Question

A proton is moving with velocity ${10^4}m/s$ parallel to the magnetic field of intensity 5 tesla. The force on the proton is
A. $8 \times {10^{ - 15}}N$
B. ${10^{14}}N$
C. $1.6 \times {10^{ - 19}}N$
D. Zero

Answer 1

Hint: You can start by mentioning the equation of the magnetic force that a moving charged particle experiences in a magnetic field, i.e. $F = qvB\sin \theta $ . Then just simply substitute the given values in this equation to reach the solution.

Complete answer:
In the problem, we are required to calculate the magnetic force on the proton due to the magnetic field (the source of the magnetic field is not important in this case). Since a proton is a charge that is moving with a velocity ${10^4}m/s$ , so it will be affected by the magnetic field.
The equation of magnetic force exerted on a moving charge in a magnetic field is
$F = qvB\sin \theta $
$F = $ The magnetic force on the moving charge
$q = $ The magnitude of the moving charge
$v = $ The velocity with which the charge is moving
$B = $ The intensity of the magnetic field
$\theta = $ The angle that the direction of the moving charge makes with the direction of the magnetic field.
In the solution, we are given
$q = + 1C$ (The magnitude of the proton is $ + 1$ )
$v = {10^4}m/s$
$B = 5T$
$\theta = 0^\circ $ (The proton is moving parallel to the direction of the magnetic field)
So, for the given problem
$F = 1 \times {10^4} \times 5 \times \sin \left( {0^\circ } \right)$
$F = 1 \times {10^4} \times 5 \times 0$
$F = 0$
So, for a proton moving in a magnetic field, if the direction of the moving proton is parallel to the direction of the magnetic field then no magnetic force acts on the moving charged particle.

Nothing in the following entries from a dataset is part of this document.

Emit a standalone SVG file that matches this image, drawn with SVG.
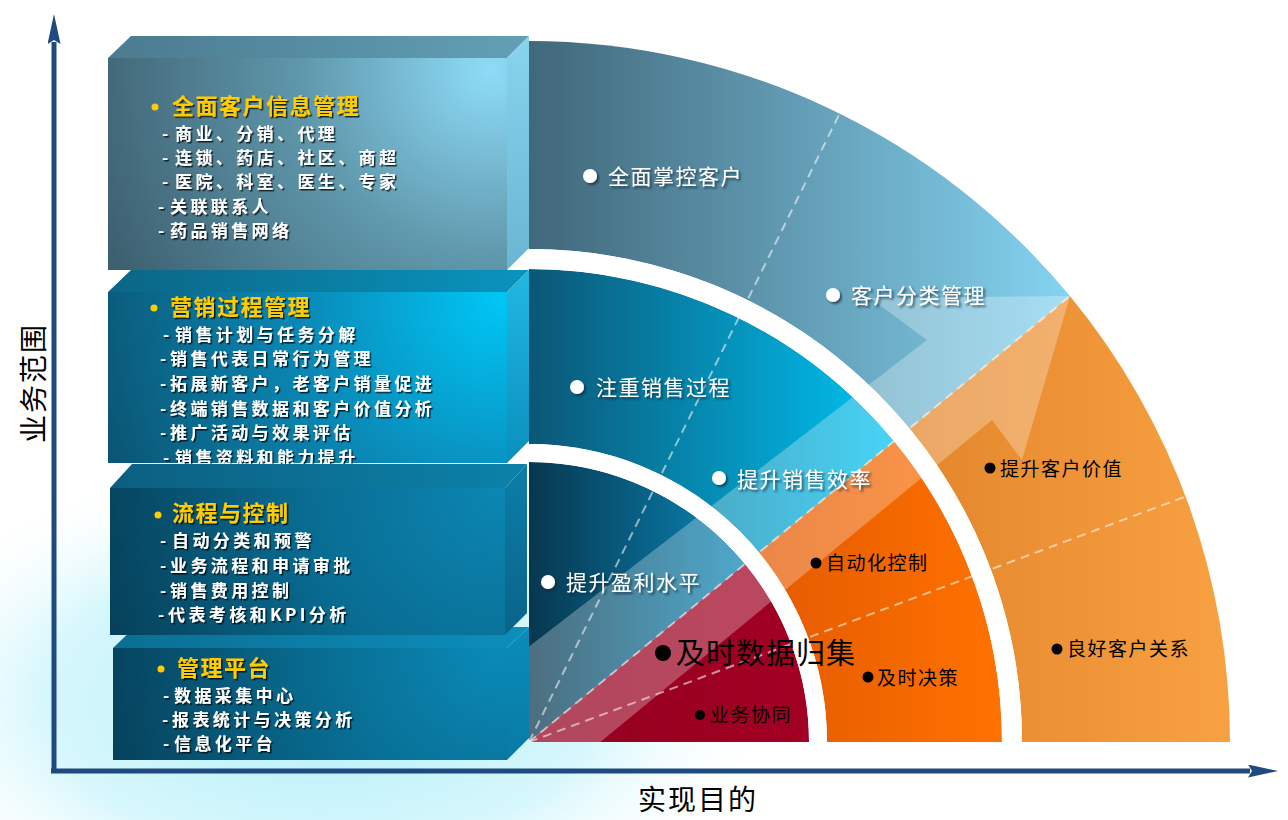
<svg xmlns="http://www.w3.org/2000/svg" width="1288" height="820" viewBox="0 0 1288 820">
<defs>
<style>
.tt{font-family:"Noto Sans CJK SC","Noto Sans",sans-serif;font-weight:bold;fill:#ffcc00;font-size:22px;letter-spacing:1.5px;filter:url(#ts)}
.bt{font-family:"Noto Sans CJK SC","Noto Sans",sans-serif;font-weight:bold;fill:#ffffff;font-size:17px;letter-spacing:3.4px;filter:url(#ts)}
.wl{font-family:"Noto Sans CJK SC","Noto Sans",sans-serif;fill:#ffffff;font-size:21px;letter-spacing:1.5px;filter:url(#ts2)}
.kl{font-family:"Noto Sans CJK SC","Noto Sans",sans-serif;fill:#000000;font-size:19px;letter-spacing:1.5px}
.ax{font-family:"Noto Sans CJK SC","Noto Sans",sans-serif;fill:#000000;font-size:28px;letter-spacing:2px}
.dash{fill:none;stroke:#ffffff;stroke-opacity:0.55;stroke-width:2;stroke-dasharray:9 6}
.gap{fill:none;stroke:#ffffff}
.wb{fill:#ffffff;filter:url(#ts2)}
.axis{stroke:#1f4a80;stroke-width:5;fill:none}
</style>
<filter id="ts" x="-5%" y="-30%" width="115%" height="170%"><feDropShadow dx="1.5" dy="1.5" stdDeviation="0.6" flood-color="#000000" flood-opacity="0.75"/></filter>
<filter id="ts2" x="-10%" y="-30%" width="130%" height="170%"><feDropShadow dx="2" dy="2" stdDeviation="1" flood-color="#0d2a38" flood-opacity="0.7"/></filter>
<radialGradient id="glow" cx="320" cy="700" r="460" gradientUnits="userSpaceOnUse" gradientTransform="translate(320 700) scale(1 0.55) translate(-320 -700)">
<stop offset="0" stop-color="#b4effa"/><stop offset="0.6" stop-color="#d6f7fc"/><stop offset="1" stop-color="#ffffff" stop-opacity="0"/>
</radialGradient>
<linearGradient id="gOB" x1="529" y1="0" x2="1070" y2="0" gradientUnits="userSpaceOnUse"><stop offset="0" stop-color="#41677a"/><stop offset="1" stop-color="#84d3f0"/></linearGradient>
<linearGradient id="gOO" x1="900" y1="0" x2="1230" y2="0" gradientUnits="userSpaceOnUse"><stop offset="0" stop-color="#e3852b"/><stop offset="1" stop-color="#f8a142"/></linearGradient>
<linearGradient id="gMB" x1="529" y1="0" x2="894" y2="0" gradientUnits="userSpaceOnUse"><stop offset="0" stop-color="#0b5676"/><stop offset="1" stop-color="#00c3f3"/></linearGradient>
<linearGradient id="gMO" x1="760" y1="0" x2="1003" y2="0" gradientUnits="userSpaceOnUse"><stop offset="0" stop-color="#e45a00"/><stop offset="1" stop-color="#ff7200"/></linearGradient>
<linearGradient id="gIB" x1="529" y1="0" x2="745" y2="0" gradientUnits="userSpaceOnUse"><stop offset="0" stop-color="#07374f"/><stop offset="1" stop-color="#0a87b8"/></linearGradient>
<linearGradient id="gIR" x1="529" y1="0" x2="809" y2="0" gradientUnits="userSpaceOnUse"><stop offset="0" stop-color="#92001e"/><stop offset="1" stop-color="#a30024"/></linearGradient>
<radialGradient id="f1" cx="490" cy="70" r="420" gradientUnits="userSpaceOnUse"><stop offset="0" stop-color="#8edcf8"/><stop offset="0.45" stop-color="#5f97ab"/><stop offset="1" stop-color="#3d6070"/></radialGradient>
<radialGradient id="f2" cx="500" cy="300" r="420" gradientUnits="userSpaceOnUse"><stop offset="0" stop-color="#00c6f5"/><stop offset="0.45" stop-color="#0a8cba"/><stop offset="1" stop-color="#0a5573"/></radialGradient>
<radialGradient id="f3" cx="500" cy="490" r="420" gradientUnits="userSpaceOnUse"><stop offset="0" stop-color="#0b86b3"/><stop offset="0.45" stop-color="#096d93"/><stop offset="1" stop-color="#063f58"/></radialGradient>
<radialGradient id="f4" cx="500" cy="650" r="420" gradientUnits="userSpaceOnUse"><stop offset="0" stop-color="#0a8ab8"/><stop offset="0.45" stop-color="#086b90"/><stop offset="1" stop-color="#063e57"/></radialGradient>
<linearGradient id="t1" x1="108" y1="0" x2="529" y2="0" gradientUnits="userSpaceOnUse"><stop offset="0" stop-color="#4b7b8f"/><stop offset="1" stop-color="#62a0b6"/></linearGradient>
<linearGradient id="t2" x1="108" y1="0" x2="529" y2="0" gradientUnits="userSpaceOnUse"><stop offset="0" stop-color="#0b6585"/><stop offset="1" stop-color="#0994be"/></linearGradient>
<linearGradient id="t3" x1="110" y1="0" x2="527" y2="0" gradientUnits="userSpaceOnUse"><stop offset="0" stop-color="#0b5f80"/><stop offset="1" stop-color="#0b82aa"/></linearGradient>
<linearGradient id="t4" x1="113" y1="0" x2="529" y2="0" gradientUnits="userSpaceOnUse"><stop offset="0" stop-color="#0b6e93"/><stop offset="1" stop-color="#0b8fbd"/></linearGradient>
<linearGradient id="s1" x1="0" y1="36" x2="0" y2="270" gradientUnits="userSpaceOnUse"><stop offset="0" stop-color="#88d4ef"/><stop offset="1" stop-color="#6ab6d2"/></linearGradient>
<linearGradient id="s2" x1="0" y1="270" x2="0" y2="463" gradientUnits="userSpaceOnUse"><stop offset="0" stop-color="#20b8e2"/><stop offset="1" stop-color="#0b8fbd"/></linearGradient>
<linearGradient id="s3" x1="0" y1="466" x2="0" y2="635" gradientUnits="userSpaceOnUse"><stop offset="0" stop-color="#0b7ea8"/><stop offset="1" stop-color="#0a6389"/></linearGradient>
<linearGradient id="s4" x1="0" y1="627" x2="0" y2="760" gradientUnits="userSpaceOnUse"><stop offset="0" stop-color="#0a8cb9"/><stop offset="1" stop-color="#087aa5"/></linearGradient>
<clipPath id="quarter"><path d="M529,742 L529,41 A701,701 0 0 1 1230,742 Z"/></clipPath>
<marker id="ah" viewBox="0 0 30 13" refX="2" refY="6.5" markerWidth="30" markerHeight="13" markerUnits="userSpaceOnUse" orient="auto">
<path d="M0,0 L30,6.5 L0,13 L4,6.5 Z" fill="#1f4a80"/>
</marker>
</defs>
<rect x="0" y="0" width="1288" height="820" fill="#ffffff"/>
<ellipse cx="320" cy="700" rx="460" ry="253" fill="url(#glow)"/>

<g id="connectors">
<line class="axis" x1="54" y1="773" x2="54" y2="42" marker-end="url(#ah)"/>
<line class="axis" x1="51" y1="771" x2="1250" y2="771" marker-end="url(#ah)"/>
</g>

<g id="quadrant">
<path d="M529,742 L529,41 A701,701 0 0 1 1069.9,296.1 Z" fill="url(#gOB)"/>
<path d="M529,742 L1069.9,296.1 A701,701 0 0 1 1230,742 Z" fill="url(#gOO)"/>
<path d="M529,742 L529,249 A493,493 0 0 1 1022,742 Z" fill="#ffffff"/>
<path d="M529,742 L529,269 A473,473 0 0 1 894,441.1 Z" fill="url(#gMB)"/>
<path d="M529,742 L894,441.1 A473,473 0 0 1 1002,742 Z" fill="url(#gMO)"/>
<path d="M529,742 L529,444 A298,298 0 0 1 827,742 Z" fill="#ffffff"/>
<path d="M529,742 L529,462 A280,280 0 0 1 745,563.9 Z" fill="url(#gIB)"/>
<path d="M529,742 L745,563.9 A280,280 0 0 1 809,742 Z" fill="url(#gIR)"/>
<g clip-path="url(#quarter)">
<line class="dash" x1="529" y1="742" x2="839.6" y2="113.6"/>
<line class="dash" x1="529" y1="742" x2="1069.9" y2="296.1"/>
<line class="dash" x1="529" y1="742" x2="1185.6" y2="496.5"/>
<path d="M440,715 L927,340 L870,298 L1070,296 L1022,460 L992,420 L570,767 Z" fill="#ffffff" fill-opacity="0.28"/>
</g>
<path class="gap" stroke-width="20" d="M529,259 A483,483 0 0 1 1012,742"/>
<path class="gap" stroke-width="18" d="M529,453 A289,289 0 0 1 818,742"/>
</g>

<g id="box1">
<path d="M108,58 L131,36 L529,36 L507,58 Z" fill="url(#t1)"/>
<path d="M507,58 L529,36 L529,248 L507,270 Z" fill="url(#s1)"/>
<rect x="108" y="58" width="399" height="212" fill="url(#f1)"/>
<circle cx="155" cy="107" r="3.5" fill="#ffcc00"/>
<text class="tt" x="172" y="114">全面客户信息管理</text>
<text class="bt" x="162" y="140">-<tspan x="175">商业、分销、代理</tspan></text>
<text class="bt" x="162" y="164">-<tspan x="175">连锁、药店、社区、商超</tspan></text>
<text class="bt" x="162" y="188">-<tspan x="175">医院、科室、医生、专家</tspan></text>
<text class="bt" x="158" y="213">-<tspan x="170">关联联系人</tspan></text>
<text class="bt" x="158" y="237">-<tspan x="170">药品销售网络</tspan></text>
</g>

<g id="box2">
<path d="M108,292 L131,270 L529,270 L507,292 Z" fill="url(#t2)"/>
<path d="M507,292 L529,270 L529,441 L507,463 Z" fill="url(#s2)"/>
<rect x="108" y="292" width="399" height="171" fill="url(#f2)"/>
<circle cx="154" cy="308" r="3.5" fill="#ffcc00"/>
<text class="tt" x="170" y="315">营销过程管理</text>
<text class="bt" x="163" y="341">-<tspan x="175">销售计划与任务分解</tspan></text>
<text class="bt" x="160" y="365">-<tspan x="170">销售代表日常行为管理</tspan></text>
<text class="bt" x="160" y="390">-<tspan x="170">拓展新客户，老客户销量促进</tspan></text>
<text class="bt" x="160" y="415">-<tspan x="170">终端销售数据和客户价值分析</tspan></text>
<text class="bt" x="160" y="439">-<tspan x="170">推广活动与效果评估</tspan></text>
<text class="bt" x="163" y="464">-<tspan x="175">销售资料和能力提升</tspan></text>
</g>

<g id="box4">
<path d="M113,648 L135,627 L529,627 L507,648 Z" fill="url(#t4)"/>
<path d="M507,648 L529,627 L529,738 L507,760 Z" fill="url(#s4)"/>
<rect x="113" y="648" width="394" height="112" fill="url(#f4)"/>
<circle cx="161" cy="669" r="3.5" fill="#ffcc00"/>
<text class="tt" x="177" y="676">管理平台</text>
<text class="bt" x="163" y="702">-<tspan x="174">数据采集中心</tspan></text>
<text class="bt" x="162" y="726">-<tspan x="172">报表统计与决策分析</tspan></text>
<text class="bt" x="163" y="750">-<tspan x="174">信息化平台</tspan></text>
</g>

<g id="box3">
<path d="M110,488 L132,464 L527,464 L505,488 Z" fill="url(#t3)"/>
<path d="M505,488 L527,464 L527,613 L505,635 Z" fill="url(#s3)"/>
<rect x="110" y="488" width="395" height="147" fill="url(#f3)"/>
<circle cx="158" cy="515" r="3.5" fill="#ffcc00"/>
<text class="tt" x="172" y="521">流程与控制</text>
<text class="bt" x="160" y="547">-<tspan x="172">自动分类和预警</tspan></text>
<text class="bt" x="160" y="572">-<tspan x="170">业务流程和申请审批</tspan></text>
<text class="bt" x="160" y="597">-<tspan x="170">销售费用控制</tspan></text>
<text class="bt" x="158" y="621">-<tspan x="168">代表考核和KPI分析</tspan></text>
</g>

<g id="labels-blue">
<circle class="wb" cx="590" cy="176" r="7"/>
<text class="wl" x="608" y="184">全面掌控客户</text>
<circle class="wb" cx="833" cy="295" r="7"/>
<text class="wl" x="851" y="303">客户分类管理</text>
<circle class="wb" cx="577" cy="387" r="7"/>
<text class="wl" x="596" y="395">注重销售过程</text>
<circle class="wb" cx="719" cy="478" r="7"/>
<text class="wl" x="737" y="487">提升销售效率</text>
<circle class="wb" cx="548" cy="582" r="7"/>
<text class="wl" x="566" y="590">提升盈利水平</text>
</g>

<g id="labels-orange">
<circle cx="990" cy="468" r="5.5" fill="#000"/>
<text class="kl" x="1000" y="476">提升客户价值</text>
<circle cx="816" cy="563" r="5.5" fill="#000"/>
<text class="kl" x="826" y="570">自动化控制</text>
<circle cx="663" cy="653" r="8" fill="#000"/>
<text class="kl" x="676" y="664" style="font-size:29px;letter-spacing:1px">及时数据归集</text>
<circle cx="868" cy="677" r="5.5" fill="#000"/>
<text class="kl" x="877" y="685">及时决策</text>
<circle cx="700" cy="715" r="5" fill="#000"/>
<text class="kl" x="710" y="722">业务协同</text>
<circle cx="1057" cy="649" r="5.5" fill="#000"/>
<text class="kl" x="1067" y="656">良好客户关系</text>
</g>

<g id="axis-labels">
<text class="ax" transform="translate(44 383) rotate(-90)" text-anchor="middle">业务范围</text>
<text class="ax" x="698" y="810" text-anchor="middle">实现目的</text>
</g>
</svg>
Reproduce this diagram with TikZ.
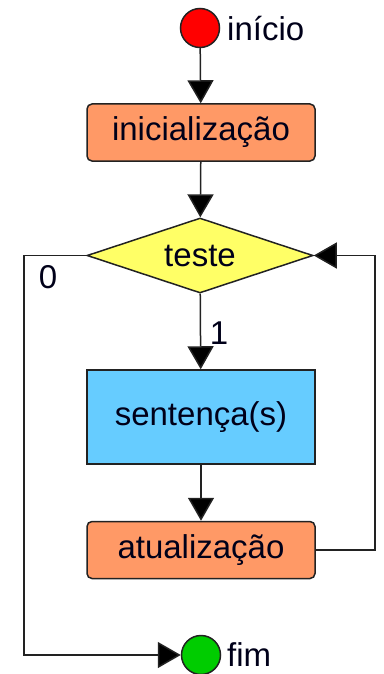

So, the correct answer is “Option D”.

Note:
In the solution above we saw that the moving particle experiences no magnetic force when the particle moves in a direction parallel to the direction of the magnetic field. The magnetic force exerted on the moving particle is maximum when the direction of the moving particle is in a direction perpendicular to the direction of the magnetic field ( $F = qvB$ ).